Today the “Wainwright Room” is located on the fifth floor of New Chancellor Day Hall, built in 1968 adjoining Old Chancellor Day Hall. The collection is still shelved apart from the main law library collection and its use is restricted to scholars having legitimate research interests.

Significance of the Collection To Canadian Legal Research

The collection is of particular relevance to the historical development and contemporary operation of a large portion of Quebec law. Important parts of the legal system of metropolitan France were extended to the colony of New France in the 17th and 18th centuries, prior to its cession to the British Crown in 1763. Those elements relating to “private law” or droit civil, that is to say to “property and civil rights” of citizens as private individuals (as that term was understood at the time) were reaffirmed as the “law of Canada” by the enactment of the United Kingdom known as the “Quebec Act” of 1774. 7 Many of the distinctive institutions of contemporary Quebec private law therefore draw their origins from the “old French law” (ancien droit français) as expounded in the works forming a significant part of the Olivier-Martin collection.

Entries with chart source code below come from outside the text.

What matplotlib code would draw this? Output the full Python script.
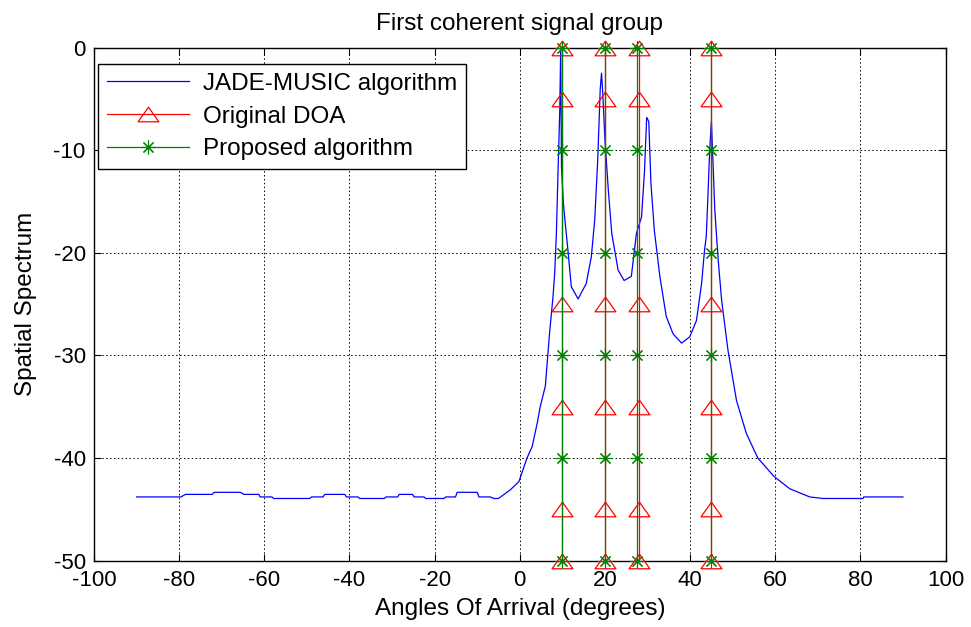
import matplotlib
matplotlib.use("Agg")
import matplotlib.pyplot as plt
from matplotlib.path import Path

plt.rcParams['font.family'] = ['Liberation Sans', 'DejaVu Sans']
plt.rcParams['axes.unicode_minus'] = False

# JADE-MUSIC spectrum (angle in degrees, spectrum in dB)
music_x = [-90, -79.6, -78.5, -72.2, -71.8, -65.6, -64.8, -61.3, -61.0, -58.2, -57.8,
           -49.3, -48.9, -46.2, -45.8, -41.1, -40.7, -38.0, -37.6, -31.8, -31.4, -28.7,
           -28.3, -25.2, -24.8, -22.5, -22.1, -17.8, -17.4, -15.1, -14.7, -10.0, -9.6,
           -6.9, -6.1, -5.0, -2.2, -0.2, 1.7, 2.9, 4.1, 4.8, 6.0, 7.0, 7.8, 8.2, 8.6,
           9.0, 9.4, 9.6, 9.8, 10.2, 10.6, 11.3, 12.1, 13.7, 15.6, 16.8, 17.6, 18.3,
           18.9, 19.2, 19.5, 20.0, 20.8, 21.6, 23.1, 24.5, 26.2, 27.4, 28.6, 29.3, 29.8,
           30.3, 30.8, 31.6, 32.9, 34.4, 36.0, 38.0, 39.9, 41.5, 42.7, 43.4, 43.8, 44.2,
           44.6, 45.0, 45.3, 45.8, 46.6, 47.4, 48.9, 50.9, 53.2, 55.9, 59.7, 63.4, 68.1,
           71.2, 80.6, 80.8, 90]
music_y = [-43.8, -43.8, -43.55, -43.55, -43.35, -43.35, -43.55, -43.55, -43.8, -43.8, -43.95,
           -43.95, -43.8, -43.8, -43.55, -43.55, -43.8, -43.8, -43.95, -43.95, -43.8, -43.8,
           -43.55, -43.55, -43.8, -43.8, -43.95, -43.95, -43.8, -43.8, -43.35, -43.35, -43.8,
           -43.8, -43.95, -43.95, -43.1, -42.3, -40.0, -38.9, -36.6, -35.0, -33.0, -27.8, -24.3, -22.0, -18.1,
           -11.9, -6.0, -0.3, -11.6, -14.9, -16.8, -19.7, -23.3, -24.5, -23.0, -20.4, -16.8, -11.0,
           -4.0, -2.5, -4.5, -9.0, -13.9, -18.1, -21.7, -22.7, -22.3, -18.1, -16.5, -12.0, -6.8,
           -7.2, -13.2, -17.8, -22.3, -26.2, -27.9, -28.8, -28.2, -26.6, -23.0, -19.7, -18.4, -14.4,
           -10.0, -7.2, -10.3, -15.8, -20.7, -24.6, -29.5, -34.4, -37.6, -40.0, -41.8, -43.0, -43.8,
           -43.95, -43.95, -43.8, -43.8]

# Original DOAs and estimated DOAs (degrees)
original_doa = [10, 20, 28, 45]
proposed_doa = [10, 20, 27.6, 45]
original_levels = [0, -5, -25, -35, -45, -50]
proposed_levels = [0, -10, -20, -30, -40, -50]

xticks = list(range(-100, 101, 20))
yticks = list(range(-50, 1, 10))

fig = plt.figure(figsize=(9.71, 6.27), dpi=100)
ax = fig.add_axes([0.0968, 0.106, 0.877, 0.818])

tri = Path([(0, 0.7), (-1, -0.7), (1, -0.7), (0, 0.7)],
           [Path.MOVETO, Path.LINETO, Path.LINETO, Path.CLOSEPOLY])

h1, = ax.plot(music_x, music_y, color=(0, 0, 1), lw=0.9, label='JADE-MUSIC algorithm')
h2 = None
for i, d in enumerate(original_doa):
    l, = ax.plot([d] * len(original_levels), original_levels, color=(1, 0, 0), lw=0.9,
                 marker=tri, markersize=15, markerfacecolor='none', markeredgecolor=(1, 0, 0),
                 markeredgewidth=0.9, clip_on=False, zorder=3,
                 label='Original DOA' if i == 0 else None)
    if i == 0:
        h2 = l
h3 = None
for i, d in enumerate(proposed_doa):
    l, = ax.plot([d] * len(proposed_levels), proposed_levels, color=(0, 0.5, 0), lw=0.9,
                 marker=(8, 2, 0), markersize=10, markeredgewidth=0.8,
                 markeredgecolor=(0, 0.5, 0), clip_on=False, zorder=4,
                 label='Proposed algorithm' if i == 0 else None)
    if i == 0:
        h3 = l

ax.set_xlim(-100, 100)
ax.set_ylim(-50, 0)
ax.set_xticks(xticks)
ax.set_yticks(yticks)
ax.tick_params(direction='in', top=True, right=True, length=5, labelsize=16, width=0.8)
ax.tick_params(axis='x', pad=7)
ax.tick_params(axis='y', pad=6)
ax.grid(True, color='black', linestyle=(0, (1.5, 2.5)), linewidth=0.7)
for s in ax.spines.values():
    s.set_linewidth(1.0)

ax.set_title('First coherent signal group', fontsize=17.5, pad=13)
ax.set_xlabel('Angles Of Arrival (degrees)', fontsize=17.5, labelpad=5)
ax.set_ylabel('Spatial Spectrum', fontsize=17.5, labelpad=12)

leg = ax.legend(handles=[h1, h2, h3], loc='upper left', bbox_to_anchor=(0.005, 0.968),
                fontsize=17.5, frameon=True, fancybox=False, framealpha=1,
                edgecolor='black', handlelength=3.4, borderaxespad=0, borderpad=0.35,
                labelspacing=0.45, handletextpad=0.55)
leg.get_frame().set_linewidth(1.0)

fig.savefig('out.png', dpi=100)
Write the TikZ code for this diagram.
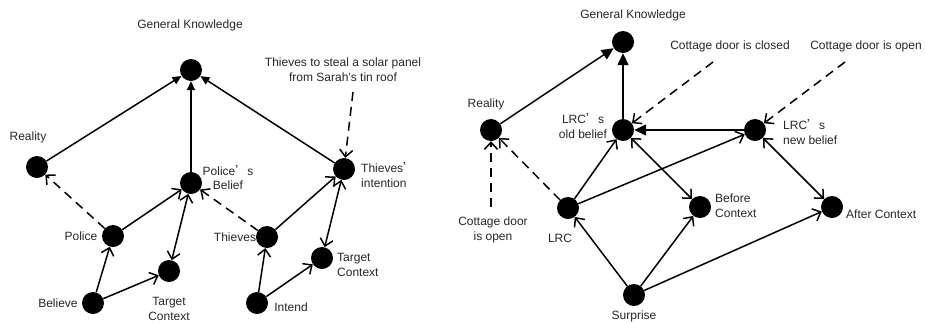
\documentclass[tikz,border=0pt]{standalone}
\usepackage{fontspec}
\setmainfont{Liberation Sans}
\newfontfamily\cjk{Noto Sans CJK SC}
\usetikzlibrary{arrows.meta}
\begin{document}
\begin{tikzpicture}[x=1pt,y=-1pt,
  dot/.style={circle,fill=black,inner sep=0pt,minimum size=22pt},
  lbl/.style={font=\fontsize{12}{14.8}\selectfont, inner sep=0pt, align=center, text=black!85},
  lbll/.style={lbl, align=left, anchor=west},
  edge/.style={line width=1.5pt, -{Straight Barb[length=7pt,width=13pt]}},
  both/.style={line width=1.5pt, {Straight Barb[length=7pt,width=13pt]}-{Straight Barb[length=7pt,width=13pt]}},
  dsh/.style={edge, dash pattern=on 9pt off 6pt},
  tri/.style={line width=1.5pt, -{Triangle[length=9pt,width=8pt]}},
  bigtri/.style={line width=1.5pt, -{Triangle[length=12pt,width=11pt]}},
]
\useasboundingbox (0,0) rectangle (925,322);

% ---------------- left diagram ----------------
\node[dot] (gkL) at (191,70) {};
\node[dot] (realL) at (37,167) {};
\node[dot] (pb) at (191,183) {};
\node[dot] (ti) at (344,169) {};
\node[dot] (police) at (113,236) {};
\node[dot] (thieves) at (267,237) {};
\node[dot] (believe) at (93,303) {};
\node[dot] (tcL) at (169,271) {};
\node[dot] (intend) at (257,303) {};
\node[dot] (tcR) at (322,258) {};

\node[lbl] (tgkL) at (190,25) {General Knowledge};
\node[lbl] (trealL) at (28,137) {Reality};
\node[lbl] (tpb) at (228,177.5) {Police{\cjk ’}s\\Belief};
\node[lbll] (tti) at (361,175) {Thieves{\cjk ’}\\intention};
\node[lbl] (tpolice) at (81,236) {Police};
\node[lbl] (tthieves) at (235,237) {Thieves};
\node[lbl] (tbelieve) at (58,303) {Believe};
\node[lbl] (ttcL) at (169,309) {Target\\Context};
\node[lbl] (tintend) at (291,307) {Intend};
\node[lbll] (ttcR) at (337,265) {Target\\Context};
\node[lbl] (annL) at (343,70) {Thieves to steal a solar panel\\from Sarah’s tin roof};
\coordinate (annLs) at (353,92);

\draw[tri] (realL) -- (gkL);
\draw[tri] (pb) -- (gkL);
\draw[tri] (ti) -- (gkL);
\draw[dsh] (police) -- (realL);
\draw[edge] (police) -- (pb);
\draw[edge] (believe) -- (police);
\draw[edge] (believe) -- (tcL);
\draw[both] (tcL) -- (pb);
\draw[dsh] (thieves) -- (pb);
\draw[edge] (thieves) -- (ti);
\draw[edge] (intend) -- (thieves);
\draw[edge] (intend) -- (tcR);
\draw[both] (tcR) -- (ti);
\draw[dsh] (annLs) -- (ti);

% ---------------- right diagram ----------------
\node[dot] (gkR) at (623,42) {};
\node[dot] (realR) at (491,130) {};
\node[dot] (ob) at (623,130) {};
\node[dot] (nb) at (755,130) {};
\node[dot] (lrc) at (568,208) {};
\node[dot] (bc) at (700,207) {};
\node[dot] (ac) at (832,207) {};
\node[dot] (surp) at (634,295) {};

\node[lbl] (tgkR) at (633,15) {General Knowledge};
\node[lbl] (trealR) at (486,104) {Reality};
\node[lbl] (tob) at (583,126) {LRC{\cjk ’}s\\old belief};
\node[lbll] (tnb) at (783,132) {LRC{\cjk ’}s\\new belief};
\node[lbl] (closed) at (730,46) {Cottage door is closed};
\node[lbl] (open) at (866,46) {Cottage door is open};
\node[lbl] (isopen) at (493,229.5) {Cottage door\\is open};
\node[lbl] (tlrc) at (560,238) {LRC};
\node[lbl] (tsurp) at (634,316) {Surprise};
\node[lbll] (tbc) at (715,206) {Before\\Context};
\node[lbll] (tac) at (846,214) {After Context};
\coordinate (closeds) at (713,62);
\coordinate (opens) at (845,62);
\coordinate (isopens) at (491,207);

\draw[bigtri] (realR) -- (gkR);
\draw[bigtri] (ob) -- (gkR);
\draw[bigtri] (nb) -- (ob);
\draw[dsh] (lrc) -- (realR);
\draw[edge] (lrc) -- (ob);
\draw[edge] (lrc) -- (nb);
\draw[both] (ob) -- (bc);
\draw[both] (nb) -- (ac);
\draw[edge] (surp) -- (lrc);
\draw[edge] (surp) -- (bc);
\draw[edge] (surp) -- (ac);
\draw[dsh] (closeds) -- (ob);
\draw[dsh] (opens) -- (nb);
\draw[dsh] (isopens) -- (realR);
\end{tikzpicture}
\end{document}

When Quebec enacted its first Civil Code, in 1866, it was based upon these same sources, even though in form and style the Civil Code of Lower Canada was closely patterned upon the French Code civil of 1804. But the Quebec and French codes differ in their treatment of their largely similar historical sources. A leading difference between them is that in France, where the Napoleonic codes were envisaged as ushering in a new social order, the law as it had previously existed, i.e. prior to 1804, was abrogated. In Quebec, on the other hand, the “old French law” as it had survived in Quebec down to 1866, was expressly maintained in those instances where the Civil Code did not contain any specific provision. The French “historical” sources of Quebec Civil Law thus remain a truly living source of contemporary law.8

The gift by Arnold Wainwright of the Olivier-Martin collection thus has a particular importance for Quebec lawyers over and above its general value for students of French legal history and civilization.

Notes

  1. Montreal Star, Tuesday, February 4, 1958.
  2. Montreal Star, Monday, February 10, 1958, 8.
  3. Ibid.
  4. For details of his life and career, see G. Lepointe. “François Olivier-Martin.” Revue historique de droit français et étranger. 30 (1953): 1-29.
  5. McGill Law Library, Annual Report for 1957-58, submitted by Marianne Scott, Law Librarian and available in the McGill University Archives. We are indebted to Mrs. Phebe Chartrand of the McGill Archives for locating this report. See also Marianne Scott. “The Wainwright Collection.” McGill Law Journal 8 (1961): 57-60.
  6. Olivier-Martin’s Collection of Books on French Legal History, History, Church History, Canon Law, Political Science, Public Finance: Analytical Bibliography. 2 vols. Montreal, 1960.
  7. Stats. U. K., 14 Geo. III, c. 83.
  8. The codification of Quebec Civil Law in 1866 in relation to its historical sources is analyzed in J. E. C. Brierley. “Quebec’s Civil Law Codification: Viewed and Reviewed.” McGill Law Journal 14 (1968) 514.